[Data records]

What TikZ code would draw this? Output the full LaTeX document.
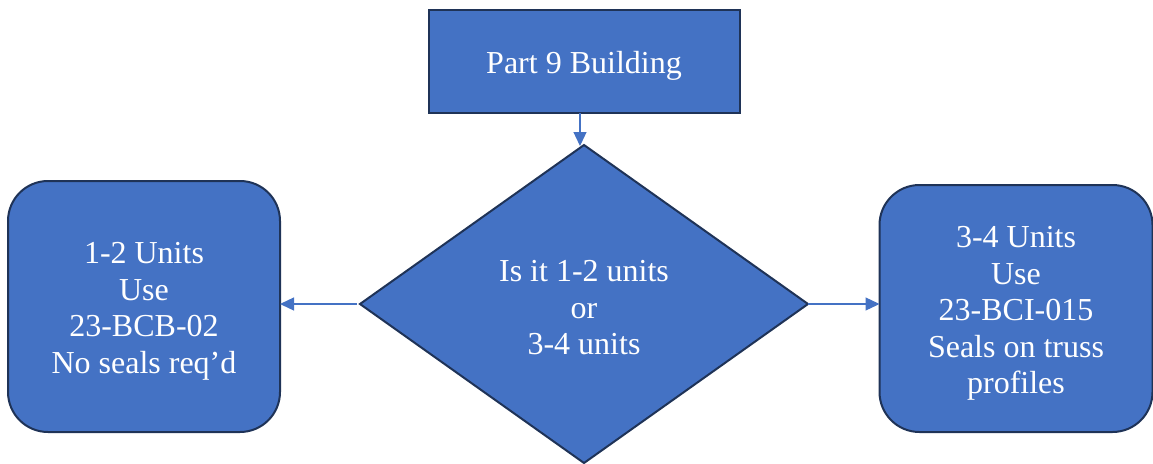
\documentclass[tikz,border=0pt]{standalone}
\usepackage{fontspec}
\setmainfont{Liberation Serif}
\usetikzlibrary{shapes.geometric,arrows.meta}
\definecolor{boxfill}{HTML}{4472C4}
\definecolor{boxedge}{HTML}{1F3357}
\tikzset{
  box/.style={draw=boxedge, fill=boxfill, line width=2pt, inner sep=0pt, outer sep=0pt},
  boxtext/.style={text=white, align=center, font=\fontsize{32}{36.5}\selectfont, inner sep=0pt},
  roundbox/.style={box, rounded corners=40pt},
  decision/.style={box, diamond, aspect=1.41},
  conn/.style={draw=boxfill, line width=1.3pt, -{Triangle[length=14pt,width=13pt]}}
}
\begin{document}
\begin{tikzpicture}[x=1pt,y=-1pt]
\useasboundingbox (0,0) rectangle (1153,463);
\clip (0,0) rectangle (1153,463);
\node[box, minimum width=311pt, minimum height=103pt] (top) at (584,61.5) {};
\node[boxtext] (toptext) at (584,66) {Part 9 Building};
\node[decision, minimum width=448pt, minimum height=318pt] (dec) at (584,304) {};
\node[boxtext] (dectext) at (584,308) {Is it 1-2 units\\or\\3-4 units};
\node[roundbox, minimum width=272pt, minimum height=251pt] (left) at (144,306.5) {};
\node[boxtext] (lefttext) at (144,311.5) {1-2 Units\\Use\\23-BCB-02\\No seals req’d};
\node[roundbox, minimum width=273pt, minimum height=247pt] (right) at (1016,308.5) {};
\node[boxtext] (righttext) at (1016,313.5) {3-4 Units\\Use\\23-BCI-015\\Seals on truss\\profiles};
\draw[conn] ([xshift=-4pt]top.south) -- ([xshift=-4pt,yshift=-1pt]dec.north);
\draw[conn] ([xshift=-3pt]dec.west) -- (left.east |- dec.west);
\draw[conn] (dec.east) -- (right.west |- dec.east);
\end{tikzpicture}
\end{document}
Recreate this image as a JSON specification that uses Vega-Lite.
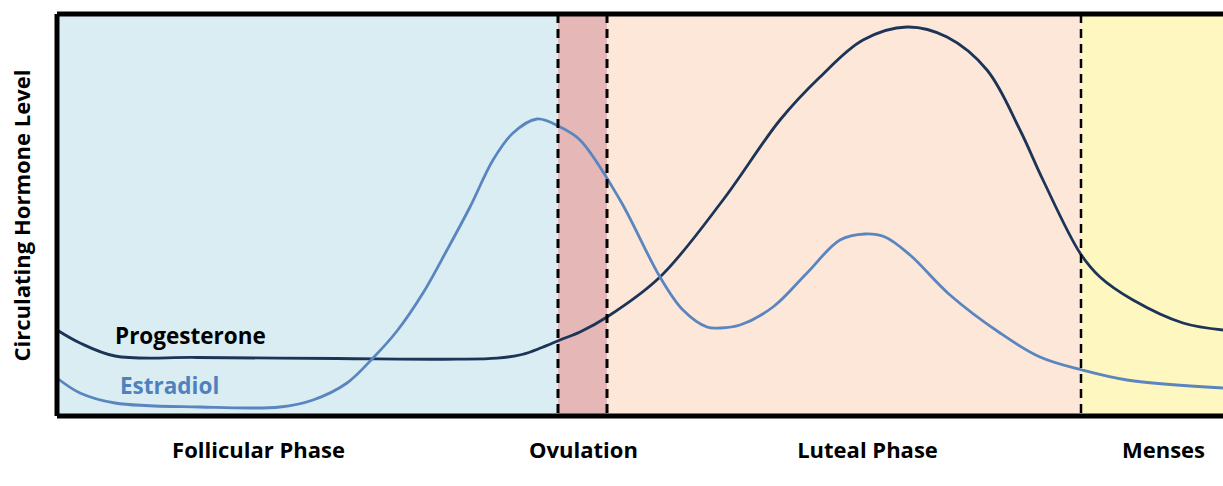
{
  "$schema": "https://vega.github.io/schema/vega-lite/v6.json",
  "autosize": {"type": "none"},
  "width": 1166,
  "height": 402,
  "padding": {"left": 57, "top": 14, "right": 0, "bottom": 70},
  "background": "white",
  "config": {"view": {"stroke": null}},
  "datasets": {
    "phases": [
      {"phase": "Follicular Phase", "start": 0, "end": 501},
      {"phase": "Ovulation", "start": 501, "end": 550},
      {"phase": "Luteal Phase", "start": 550, "end": 1024},
      {"phase": "Menses", "start": 1024, "end": 1166}
    ],
    "bounds": [{"b": 501, "w": 3}, {"b": 550, "w": 3}, {"b": 1024, "w": 2.5}],
    "hormones": [
      {"h": "Progesterone", "x": 0, "y": 86},
      {"h": "Progesterone", "x": 23, "y": 73},
      {"h": "Progesterone", "x": 58, "y": 60},
      {"h": "Progesterone", "x": 140, "y": 58.5},
      {"h": "Progesterone", "x": 280, "y": 57.5},
      {"h": "Progesterone", "x": 400, "y": 56.8},
      {"h": "Progesterone", "x": 440, "y": 57.8},
      {"h": "Progesterone", "x": 465, "y": 61.5},
      {"h": "Progesterone", "x": 485, "y": 68.5},
      {"h": "Progesterone", "x": 503, "y": 76},
      {"h": "Progesterone", "x": 523, "y": 84},
      {"h": "Progesterone", "x": 550, "y": 99},
      {"h": "Progesterone", "x": 603, "y": 139},
      {"h": "Progesterone", "x": 666, "y": 216},
      {"h": "Progesterone", "x": 723, "y": 296},
      {"h": "Progesterone", "x": 763, "y": 339},
      {"h": "Progesterone", "x": 806, "y": 376},
      {"h": "Progesterone", "x": 850, "y": 389},
      {"h": "Progesterone", "x": 890, "y": 379},
      {"h": "Progesterone", "x": 930, "y": 346},
      {"h": "Progesterone", "x": 963, "y": 286},
      {"h": "Progesterone", "x": 986, "y": 236},
      {"h": "Progesterone", "x": 1023, "y": 163},
      {"h": "Progesterone", "x": 1043, "y": 139},
      {"h": "Progesterone", "x": 1076, "y": 116},
      {"h": "Progesterone", "x": 1126, "y": 93},
      {"h": "Progesterone", "x": 1166, "y": 86},
      {"h": "Estradiol", "x": 0, "y": 38},
      {"h": "Estradiol", "x": 23, "y": 23},
      {"h": "Estradiol", "x": 58, "y": 13},
      {"h": "Estradiol", "x": 143, "y": 9},
      {"h": "Estradiol", "x": 223, "y": 9},
      {"h": "Estradiol", "x": 256, "y": 16},
      {"h": "Estradiol", "x": 290, "y": 33},
      {"h": "Estradiol", "x": 316, "y": 58},
      {"h": "Estradiol", "x": 340, "y": 85},
      {"h": "Estradiol", "x": 366, "y": 123},
      {"h": "Estradiol", "x": 390, "y": 166},
      {"h": "Estradiol", "x": 413, "y": 209},
      {"h": "Estradiol", "x": 436, "y": 256},
      {"h": "Estradiol", "x": 456, "y": 283},
      {"h": "Estradiol", "x": 480, "y": 297},
      {"h": "Estradiol", "x": 503, "y": 289},
      {"h": "Estradiol", "x": 523, "y": 276},
      {"h": "Estradiol", "x": 563, "y": 216},
      {"h": "Estradiol", "x": 603, "y": 139},
      {"h": "Estradiol", "x": 626, "y": 106},
      {"h": "Estradiol", "x": 650, "y": 89},
      {"h": "Estradiol", "x": 663, "y": 88},
      {"h": "Estradiol", "x": 683, "y": 91},
      {"h": "Estradiol", "x": 716, "y": 109},
      {"h": "Estradiol", "x": 750, "y": 143},
      {"h": "Estradiol", "x": 783, "y": 176},
      {"h": "Estradiol", "x": 808, "y": 182},
      {"h": "Estradiol", "x": 828, "y": 179},
      {"h": "Estradiol", "x": 853, "y": 161},
      {"h": "Estradiol", "x": 893, "y": 121},
      {"h": "Estradiol", "x": 943, "y": 83},
      {"h": "Estradiol", "x": 983, "y": 59},
      {"h": "Estradiol", "x": 1025, "y": 46},
      {"h": "Estradiol", "x": 1070, "y": 36},
      {"h": "Estradiol", "x": 1166, "y": 28}
    ],
    "labels": [
      {"h": "Progesterone", "x": 58, "y": 79},
      {"h": "Estradiol", "x": 63, "y": 29}
    ]
  },
  "layer": [
    {
      "data": {"name": "phases"},
      "mark": {"type": "rect"},
      "encoding": {
        "x": {
          "field": "start", "type": "quantitative",
          "scale": {"domain": [0, 1166], "nice": false, "zero": false},
          "axis": {
            "title": null, "domain": false, "ticks": false, "grid": false,
            "values": [201, 526, 810, 1106],
            "labelExpr": "datum.value == 201 ? 'Follicular Phase' : datum.value == 526 ? 'Ovulation' : datum.value == 810 ? 'Luteal Phase' : 'Menses'",
            "labelFont": "Open Sans", "labelFontWeight": "bold", "labelFontSize": 22,
            "labelColor": "black", "labelPadding": 24, "labelOverlap": false, "labelFlush": false
          }
        },
        "x2": {"field": "end"},
        "color": {
          "field": "phase", "type": "nominal", "legend": null,
          "scale": {
            "domain": ["Follicular Phase", "Ovulation", "Luteal Phase", "Menses"],
            "range": ["#daedf3", "#e5b8b7", "#fde7d8", "#fef7bf"]
          }
        }
      }
    },
    {
      "data": {"name": "hormones"},
      "mark": {"type": "line", "interpolate": "catmull-rom", "strokeWidth": 2.8},
      "encoding": {
        "x": {"field": "x", "type": "quantitative"},
        "y": {
          "field": "y", "type": "quantitative",
          "scale": {"domain": [0, 402], "nice": false},
          "axis": {
            "title": "Circulating Hormone Level", "labels": false, "ticks": false,
            "domain": false, "grid": false,
            "titleFont": "Open Sans", "titleFontWeight": "bold", "titleFontSize": 22,
            "titleColor": "black", "titlePadding": 23
          }
        },
        "stroke": {
          "field": "h", "type": "nominal", "legend": null,
          "scale": {"domain": ["Progesterone", "Estradiol"], "range": ["#1c3458", "#5a86c0"]}
        }
      }
    },
    {
      "data": {"name": "bounds"},
      "mark": {"type": "rule", "color": "black", "strokeDash": [9, 6]},
      "encoding": {
        "x": {"field": "b", "type": "quantitative"},
        "strokeWidth": {"field": "w", "type": "quantitative", "scale": null}
      }
    },
    {
      "data": {"name": "labels"},
      "mark": {"type": "text", "align": "left", "baseline": "middle", "font": "Open Sans", "fontWeight": "bold", "fontSize": 22.5},
      "encoding": {
        "x": {"field": "x", "type": "quantitative"},
        "y": {"field": "y", "type": "quantitative"},
        "text": {"field": "h"},
        "color": {
          "field": "h", "type": "nominal", "legend": null,
          "scale": {"domain": ["Progesterone", "Estradiol"], "range": ["#000000", "#4f81bd"]}
        }
      }
    },
    {
      "data": {"values": [{"v": 0}]},
      "mark": {"type": "rule", "color": "black", "strokeWidth": 5},
      "encoding": {"x": {"field": "v", "type": "quantitative"}}
    },
    {
      "data": {"values": [{"v": 0}, {"v": 402}]},
      "mark": {"type": "rule", "color": "black", "strokeWidth": 5},
      "encoding": {"y": {"field": "v", "type": "quantitative"}}
    }
  ],
  "resolve": {"scale": {"color": "independent"}}
}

• [Given request]: Work out how many lines of the data above hold the word "draw", and write only the count.

• [Output for this task]: 6